Never, in the history of UNESCO environmental management have these two clauses been compatible not only with each other, much less with the autonomy of private land owners.  History and experience have PROVEN these ideas to be incompatible in the eyes of the UN and the environmentalists that serve on the World Heritage Committee.  Alexander Hamilton is quoted to have said, “Experience is the oracle of truth, where its responses are unequivocal, they ought to be held to be sacred.”  How is it that our founders knew and understood these principles and yet we are doomed to not only repeat their history but even our own?

I am not trying to single out Mr. Putnam.  I believe that he could very well want what is best for Florida’s farmers and ranchers.  But because he has allowed Florida to relinquish its obligated oversight, he has removed the ability to properly intervene on behalf of Floridians, without a significant legal battle and significant cost to the people of Florida.  I believe he is misinformed, miseducated, and falsely persuaded.  It is the absolute duty of those who have the truth to educate our members of the Legislature.  Samuel Adams so aptly stated, “If we suffer tamely a lawless attack upon our Liberty, we encourage it, and involve others in our doom.”
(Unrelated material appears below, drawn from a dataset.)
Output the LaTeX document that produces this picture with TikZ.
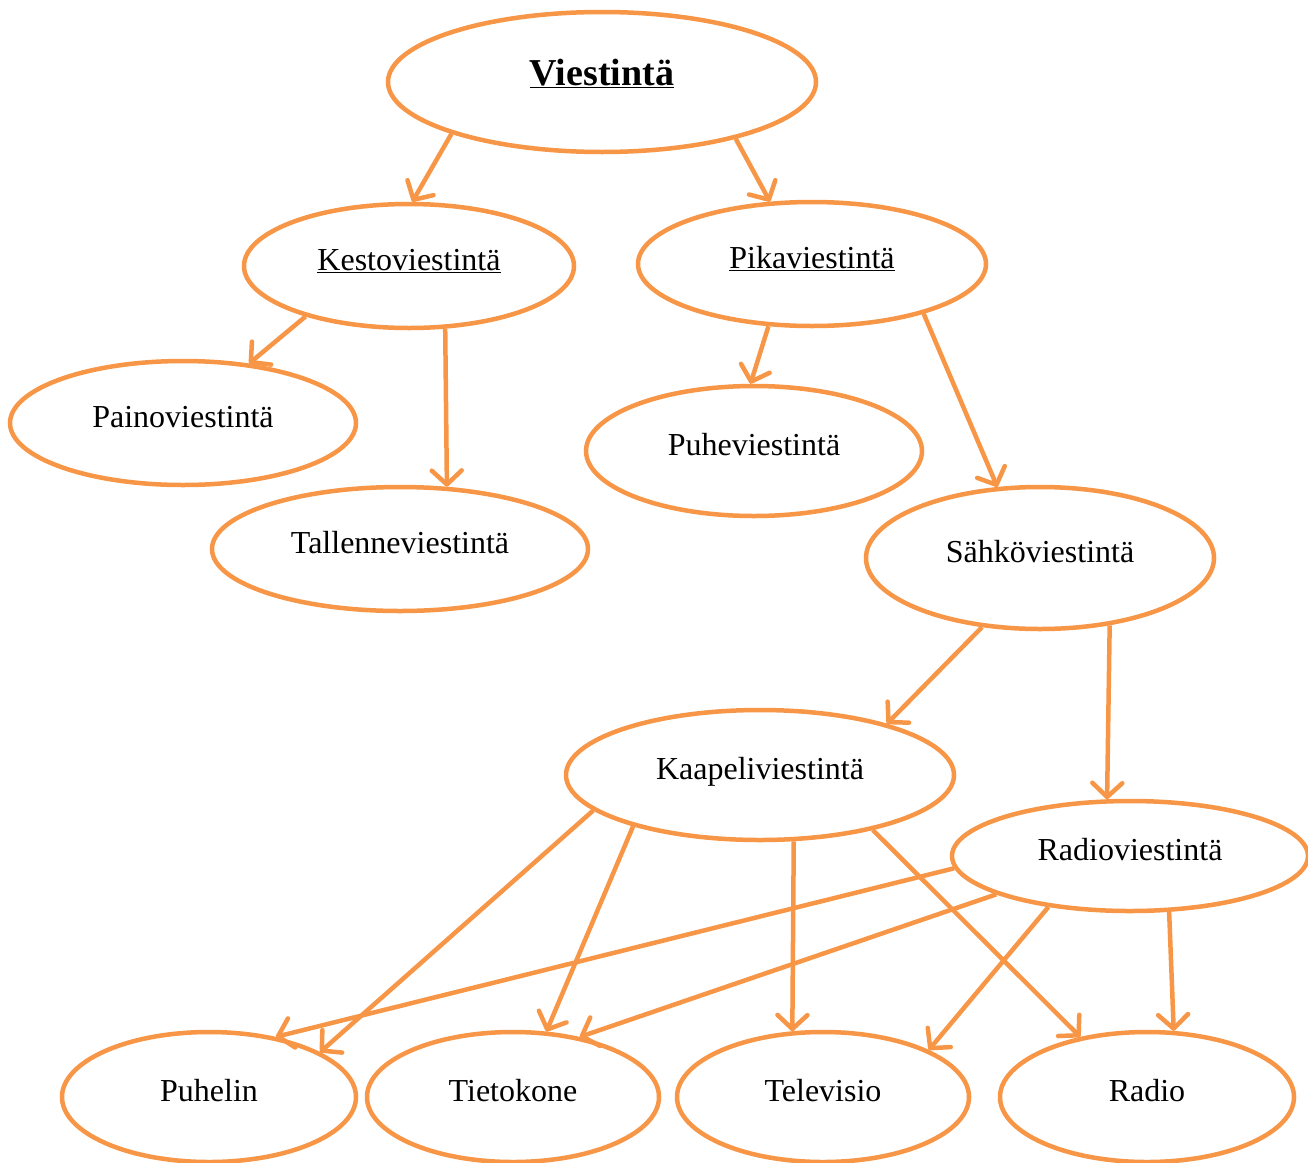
\documentclass[tikz,border=0pt]{standalone}
\usepackage{fontspec}
\setmainfont{Liberation Serif}
\usetikzlibrary{shapes.geometric,arrows.meta}
\definecolor{oran}{RGB}{247,150,70}
\begin{document}
\begin{tikzpicture}[x=1pt,y=-1pt,
  ell/.style={draw=oran, line width=4.5pt, ellipse, inner sep=0pt, fill=white,
    font=\fontsize{32}{36}\selectfont, text height=20pt, text depth=11pt},
  conn/.style={draw=oran, line width=4.5pt,
    -{Straight Barb[length=14pt,width=30pt,round]}}]
\useasboundingbox (0,0) rectangle (1308,1162);
\clip (0,0) rectangle (1308,1162);
% nodes
\node[ell, minimum width=428pt, minimum height=140pt, font=\fontsize{38}{42}\selectfont\bfseries, text depth=13.6pt] (vi) at (602,82) {\underline{Viestintä}};
\node[ell, minimum width=330pt, minimum height=124pt] (ke) at (409,266) {\underline{Kestoviestintä}};
\node[ell, minimum width=348pt, minimum height=124pt] (pi) at (812,264) {\underline{Pikaviestintä}};
\node[ell, minimum width=346pt, minimum height=124pt] (pa) at (183,423) {Painoviestintä};
\node[ell, minimum width=376pt, minimum height=124pt] (ta) at (400,549) {Tallenneviestintä};
\node[ell, minimum width=336pt, minimum height=130pt] (pu) at (754,451) {Puheviestintä};
\node[ell, minimum width=348pt, minimum height=142pt] (sa) at (1040,558) {Sähköviestintä};
\node[ell, minimum width=388pt, minimum height=130pt] (ka) at (760,775) {Kaapeliviestintä};
\node[ell, minimum width=356pt, minimum height=110pt] (rv) at (1130,856) {Radioviestintä};
\node[ell, minimum width=294pt, minimum height=130pt] (ph) at (209,1097) {Puhelin};
\node[ell, minimum width=292pt, minimum height=130pt] (tk) at (513,1097) {Tietokone};
\node[ell, minimum width=292pt, minimum height=130pt] (tv) at (823,1097) {Televisio};
\node[ell, minimum width=294pt, minimum height=130pt] (ra) at (1147,1097) {Radio};
% connectors
\draw[conn] (vi.199.8) -- (ke.87.2);
\draw[conn] (vi.337.8) -- (pi.124.9);
\draw[conn] (ke.206.6) -- (pa.42);
\draw[conn] (ke.300.8) -- (ta.53.2);
\draw[conn] (pi.235.8) -- (pu.93.5);
\draw[conn] (pi.336.1) -- (sa.121.4);
\draw[conn] (sa.230.8) -- (ka.22.5);
\draw[conn] (sa.316) -- (rv.112);
\draw[conn] (ka.192.5) -- (ph.22.6);
\draw[conn] (ka.202.5) -- (tk.63.2);
\draw[conn] (ka.297.3) -- (tv.115.3);
\draw[conn] (ka.334) -- (ra.138.1);
\draw[conn] (rv.184.5) -- (ph.42.4);
\draw[conn] (rv.196.1) -- (tk.42.4);
\draw[conn] (rv.212.3) -- (tv.24.5);
\draw[conn] (rv.305.3) -- (ra.68.7);
\end{tikzpicture}
\end{document}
My sincere desire is that Mr. Putnam and others tasked with the protection of Liberty will learn from the warnings of our founders and heed to experience as the “oracle of truth”.  Please, dear Legislatures, listen to the warning of John Adams, given in his inaugural address, and hear the voice of your people.

If our Government is negligent of its limitations, inattentive to its people’s recommendation, disobedient to its authority…if corruption is to overcome our Government and can be influenced by foreign nations..the Government may not be the choice of the American People, but of foreign nations. It may be foreign nations that govern us, and not we, the people, who govern ourselves.

Since I received a few unjustified or misplaced “criticisms” for my original post and this position, I will leave the critics with a quote from James Otis, Jr.  Mr. Otis made this statement during his passionate argument before the State House against Writs of Assistance.

“But I think I can sincerely declare that I cheerfully submit myself to every odious name for conscience’ sake; and from my soul I despise all those whose guilt, malice, or folly has made them my foes.  Let the consequences be what they will, I am determined to proceed.  The only principles of public conduct that are worthy of a gentlemen or a man are to sacrifice estate, ease, health, and applause, and even life, to the sacred calls of his country.”